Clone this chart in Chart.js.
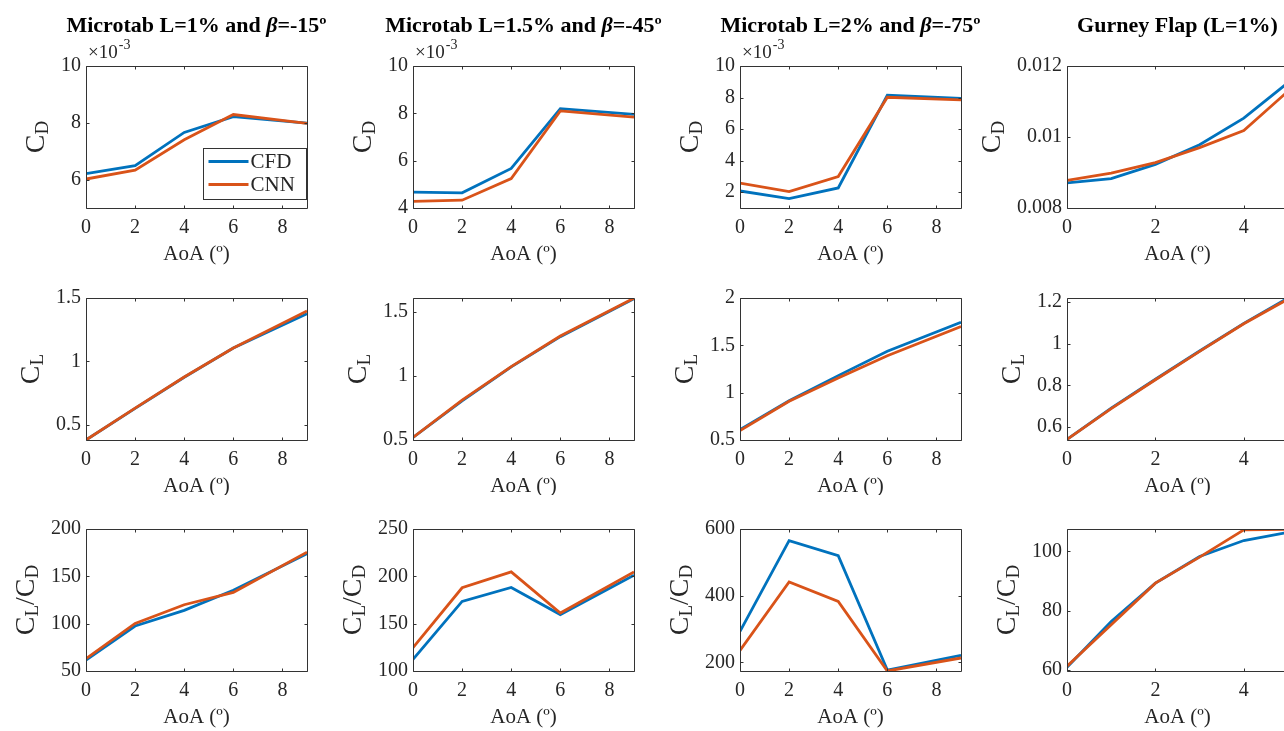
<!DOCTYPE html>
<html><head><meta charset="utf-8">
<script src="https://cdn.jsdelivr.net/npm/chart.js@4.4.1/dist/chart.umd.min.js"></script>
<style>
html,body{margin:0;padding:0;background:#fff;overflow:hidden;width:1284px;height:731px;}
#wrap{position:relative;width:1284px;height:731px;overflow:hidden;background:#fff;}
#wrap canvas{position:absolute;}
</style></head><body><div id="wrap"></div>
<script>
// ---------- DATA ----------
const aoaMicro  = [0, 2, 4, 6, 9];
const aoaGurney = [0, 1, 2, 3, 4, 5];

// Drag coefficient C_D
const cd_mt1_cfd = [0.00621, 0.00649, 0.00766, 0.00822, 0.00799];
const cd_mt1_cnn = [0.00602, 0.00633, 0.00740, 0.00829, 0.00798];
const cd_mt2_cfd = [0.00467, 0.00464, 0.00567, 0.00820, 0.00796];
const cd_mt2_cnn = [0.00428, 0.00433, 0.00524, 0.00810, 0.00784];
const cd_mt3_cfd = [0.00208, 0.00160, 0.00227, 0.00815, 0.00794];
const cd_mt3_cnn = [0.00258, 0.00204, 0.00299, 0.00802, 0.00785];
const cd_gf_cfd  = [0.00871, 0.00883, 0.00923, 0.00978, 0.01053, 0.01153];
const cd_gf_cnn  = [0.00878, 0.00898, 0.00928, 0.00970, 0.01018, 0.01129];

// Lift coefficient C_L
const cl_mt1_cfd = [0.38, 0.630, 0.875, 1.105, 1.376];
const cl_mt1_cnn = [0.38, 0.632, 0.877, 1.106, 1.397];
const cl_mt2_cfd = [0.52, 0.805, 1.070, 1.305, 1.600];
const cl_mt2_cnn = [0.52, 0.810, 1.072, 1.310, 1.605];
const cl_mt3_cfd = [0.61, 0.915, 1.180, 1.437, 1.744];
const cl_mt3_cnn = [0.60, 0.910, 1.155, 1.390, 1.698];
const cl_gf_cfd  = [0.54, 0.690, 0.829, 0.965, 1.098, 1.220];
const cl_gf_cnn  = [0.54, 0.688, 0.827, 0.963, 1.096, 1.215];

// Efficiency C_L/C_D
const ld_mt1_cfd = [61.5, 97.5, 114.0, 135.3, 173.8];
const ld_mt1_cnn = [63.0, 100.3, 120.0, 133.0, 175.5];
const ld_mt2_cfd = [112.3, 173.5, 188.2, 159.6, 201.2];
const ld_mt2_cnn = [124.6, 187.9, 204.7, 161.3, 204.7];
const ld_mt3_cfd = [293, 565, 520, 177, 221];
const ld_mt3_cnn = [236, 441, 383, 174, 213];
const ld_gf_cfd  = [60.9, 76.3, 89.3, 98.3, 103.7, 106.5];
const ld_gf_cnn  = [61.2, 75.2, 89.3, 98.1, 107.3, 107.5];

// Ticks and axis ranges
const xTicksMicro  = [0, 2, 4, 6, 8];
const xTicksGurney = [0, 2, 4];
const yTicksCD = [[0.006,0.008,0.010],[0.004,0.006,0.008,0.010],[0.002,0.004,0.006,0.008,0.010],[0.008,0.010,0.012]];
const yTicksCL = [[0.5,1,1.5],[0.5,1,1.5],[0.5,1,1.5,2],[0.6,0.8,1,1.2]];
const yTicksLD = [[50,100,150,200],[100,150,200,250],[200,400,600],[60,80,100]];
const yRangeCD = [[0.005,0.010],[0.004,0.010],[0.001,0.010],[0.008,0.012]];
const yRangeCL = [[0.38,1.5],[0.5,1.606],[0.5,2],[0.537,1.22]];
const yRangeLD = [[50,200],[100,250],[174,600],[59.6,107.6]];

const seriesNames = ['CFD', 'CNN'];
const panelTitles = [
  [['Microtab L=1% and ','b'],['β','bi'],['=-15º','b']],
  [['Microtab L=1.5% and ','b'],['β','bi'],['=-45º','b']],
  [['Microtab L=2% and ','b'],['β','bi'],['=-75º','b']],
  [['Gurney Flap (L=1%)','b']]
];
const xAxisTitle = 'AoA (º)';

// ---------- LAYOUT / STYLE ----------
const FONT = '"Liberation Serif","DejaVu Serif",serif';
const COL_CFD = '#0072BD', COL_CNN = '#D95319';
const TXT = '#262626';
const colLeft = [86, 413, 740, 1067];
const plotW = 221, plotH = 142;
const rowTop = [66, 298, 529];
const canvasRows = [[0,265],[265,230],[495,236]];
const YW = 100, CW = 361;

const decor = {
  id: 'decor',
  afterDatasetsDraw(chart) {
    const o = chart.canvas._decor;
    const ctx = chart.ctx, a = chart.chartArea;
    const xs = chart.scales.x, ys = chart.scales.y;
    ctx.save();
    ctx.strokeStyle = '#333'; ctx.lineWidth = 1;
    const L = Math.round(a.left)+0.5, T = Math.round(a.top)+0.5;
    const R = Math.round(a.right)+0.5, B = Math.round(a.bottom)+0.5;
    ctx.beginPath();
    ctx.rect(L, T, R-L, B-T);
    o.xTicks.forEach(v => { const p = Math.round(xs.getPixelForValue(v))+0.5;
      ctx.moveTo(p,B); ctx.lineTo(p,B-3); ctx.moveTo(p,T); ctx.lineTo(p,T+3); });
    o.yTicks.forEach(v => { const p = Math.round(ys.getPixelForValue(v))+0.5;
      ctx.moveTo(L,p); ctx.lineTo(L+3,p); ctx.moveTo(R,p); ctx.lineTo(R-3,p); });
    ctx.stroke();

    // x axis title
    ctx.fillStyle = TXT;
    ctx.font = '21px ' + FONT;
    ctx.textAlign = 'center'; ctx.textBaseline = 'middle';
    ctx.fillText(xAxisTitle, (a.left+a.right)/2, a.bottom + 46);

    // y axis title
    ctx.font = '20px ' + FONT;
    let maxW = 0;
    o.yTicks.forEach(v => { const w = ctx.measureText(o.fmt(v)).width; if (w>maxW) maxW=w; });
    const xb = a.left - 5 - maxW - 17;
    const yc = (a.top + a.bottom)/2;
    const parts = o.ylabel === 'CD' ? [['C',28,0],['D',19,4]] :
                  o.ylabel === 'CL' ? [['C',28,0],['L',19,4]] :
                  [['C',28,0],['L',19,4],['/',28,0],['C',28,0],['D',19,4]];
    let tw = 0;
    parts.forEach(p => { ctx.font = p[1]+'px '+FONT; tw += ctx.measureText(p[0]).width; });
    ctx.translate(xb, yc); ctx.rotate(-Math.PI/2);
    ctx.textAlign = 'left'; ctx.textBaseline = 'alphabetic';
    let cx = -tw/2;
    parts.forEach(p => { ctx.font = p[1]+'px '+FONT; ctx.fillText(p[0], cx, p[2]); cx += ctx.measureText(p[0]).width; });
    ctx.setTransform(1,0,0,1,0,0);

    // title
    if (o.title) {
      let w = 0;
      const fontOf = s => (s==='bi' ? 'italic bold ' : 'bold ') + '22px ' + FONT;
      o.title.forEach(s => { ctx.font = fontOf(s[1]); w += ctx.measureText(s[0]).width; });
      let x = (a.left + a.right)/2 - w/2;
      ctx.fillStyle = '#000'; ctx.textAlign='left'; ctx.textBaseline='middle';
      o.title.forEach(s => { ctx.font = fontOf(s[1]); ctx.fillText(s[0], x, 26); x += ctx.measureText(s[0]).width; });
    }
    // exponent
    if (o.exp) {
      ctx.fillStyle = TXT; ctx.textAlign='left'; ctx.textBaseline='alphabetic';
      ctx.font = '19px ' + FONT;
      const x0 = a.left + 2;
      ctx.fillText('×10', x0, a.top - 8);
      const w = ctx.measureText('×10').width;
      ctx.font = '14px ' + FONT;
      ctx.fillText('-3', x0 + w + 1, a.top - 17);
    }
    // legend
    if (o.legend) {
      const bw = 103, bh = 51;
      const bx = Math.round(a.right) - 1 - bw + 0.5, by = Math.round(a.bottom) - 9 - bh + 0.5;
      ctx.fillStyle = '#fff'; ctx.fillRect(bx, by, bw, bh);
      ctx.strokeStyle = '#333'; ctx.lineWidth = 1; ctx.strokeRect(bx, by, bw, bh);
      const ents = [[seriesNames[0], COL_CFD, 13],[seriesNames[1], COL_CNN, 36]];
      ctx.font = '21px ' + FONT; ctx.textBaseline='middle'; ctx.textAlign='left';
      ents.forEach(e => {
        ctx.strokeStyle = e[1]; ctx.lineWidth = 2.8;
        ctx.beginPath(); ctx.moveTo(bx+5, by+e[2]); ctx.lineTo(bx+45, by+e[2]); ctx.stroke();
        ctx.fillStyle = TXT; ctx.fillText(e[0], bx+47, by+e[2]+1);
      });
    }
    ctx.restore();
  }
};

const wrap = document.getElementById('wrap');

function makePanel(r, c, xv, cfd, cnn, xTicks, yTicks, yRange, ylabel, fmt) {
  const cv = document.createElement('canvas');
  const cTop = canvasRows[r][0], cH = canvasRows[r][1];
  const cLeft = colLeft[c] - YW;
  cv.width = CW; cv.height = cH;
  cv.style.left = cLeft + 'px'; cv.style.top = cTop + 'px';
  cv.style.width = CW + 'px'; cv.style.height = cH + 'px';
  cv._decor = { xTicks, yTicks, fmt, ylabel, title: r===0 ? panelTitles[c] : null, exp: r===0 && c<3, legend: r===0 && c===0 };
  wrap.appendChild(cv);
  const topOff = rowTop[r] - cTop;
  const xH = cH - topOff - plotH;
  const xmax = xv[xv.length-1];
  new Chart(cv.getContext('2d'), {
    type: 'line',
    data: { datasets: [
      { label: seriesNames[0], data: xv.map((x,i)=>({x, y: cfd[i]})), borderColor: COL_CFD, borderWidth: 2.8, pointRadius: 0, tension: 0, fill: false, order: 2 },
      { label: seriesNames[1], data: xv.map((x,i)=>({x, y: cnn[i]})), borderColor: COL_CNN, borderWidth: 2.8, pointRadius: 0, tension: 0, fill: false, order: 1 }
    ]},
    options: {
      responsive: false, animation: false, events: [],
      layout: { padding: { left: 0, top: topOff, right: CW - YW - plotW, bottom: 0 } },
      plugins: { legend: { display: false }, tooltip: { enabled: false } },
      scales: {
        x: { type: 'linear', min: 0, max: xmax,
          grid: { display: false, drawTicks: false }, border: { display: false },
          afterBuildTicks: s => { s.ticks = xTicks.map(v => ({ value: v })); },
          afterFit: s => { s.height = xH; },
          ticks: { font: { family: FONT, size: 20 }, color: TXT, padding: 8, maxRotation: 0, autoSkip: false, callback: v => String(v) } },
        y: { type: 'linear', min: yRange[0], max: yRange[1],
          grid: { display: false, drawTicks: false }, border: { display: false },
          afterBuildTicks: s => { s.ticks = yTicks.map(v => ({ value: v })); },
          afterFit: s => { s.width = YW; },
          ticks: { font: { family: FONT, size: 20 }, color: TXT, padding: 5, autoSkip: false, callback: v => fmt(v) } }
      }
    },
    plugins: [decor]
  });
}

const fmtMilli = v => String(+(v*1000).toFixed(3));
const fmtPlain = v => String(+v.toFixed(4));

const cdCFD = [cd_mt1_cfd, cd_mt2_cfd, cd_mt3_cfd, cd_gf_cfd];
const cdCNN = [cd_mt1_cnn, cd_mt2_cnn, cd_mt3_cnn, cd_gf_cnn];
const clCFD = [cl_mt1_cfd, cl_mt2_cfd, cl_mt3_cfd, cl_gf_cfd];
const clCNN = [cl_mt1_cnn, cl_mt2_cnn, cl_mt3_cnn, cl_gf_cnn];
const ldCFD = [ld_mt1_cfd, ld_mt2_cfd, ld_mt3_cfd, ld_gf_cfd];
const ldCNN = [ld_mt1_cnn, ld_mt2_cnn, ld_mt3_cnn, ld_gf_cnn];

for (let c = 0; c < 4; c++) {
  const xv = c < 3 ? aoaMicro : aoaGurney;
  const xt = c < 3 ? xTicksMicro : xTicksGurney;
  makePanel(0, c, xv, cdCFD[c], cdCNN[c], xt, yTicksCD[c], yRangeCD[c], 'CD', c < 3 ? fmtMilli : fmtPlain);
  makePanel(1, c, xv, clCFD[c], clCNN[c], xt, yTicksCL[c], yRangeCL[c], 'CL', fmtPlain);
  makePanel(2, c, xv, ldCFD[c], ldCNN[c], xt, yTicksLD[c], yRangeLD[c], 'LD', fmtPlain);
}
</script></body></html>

### PROBLEM
Write out again, exactly, the lines from the start of the listing up to the line containing "const aoaGurney = [0, 1, 2, 3, 4, 5];", with both ends and without pictures.

### SOLUTION BELOW
Clone this chart in Chart.js.
<!DOCTYPE html>
<html><head><meta charset="utf-8">
<script src="https://cdn.jsdelivr.net/npm/chart.js@4.4.1/dist/chart.umd.min.js"></script>
<style>
html,body{margin:0;padding:0;background:#fff;overflow:hidden;width:1284px;height:731px;}
#wrap{position:relative;width:1284px;height:731px;overflow:hidden;background:#fff;}
#wrap canvas{position:absolute;}
</style></head><body><div id="wrap"></div>
<script>
// ---------- DATA ----------
const aoaMicro  = [0, 2, 4, 6, 9];
const aoaGurney = [0, 1, 2, 3, 4, 5];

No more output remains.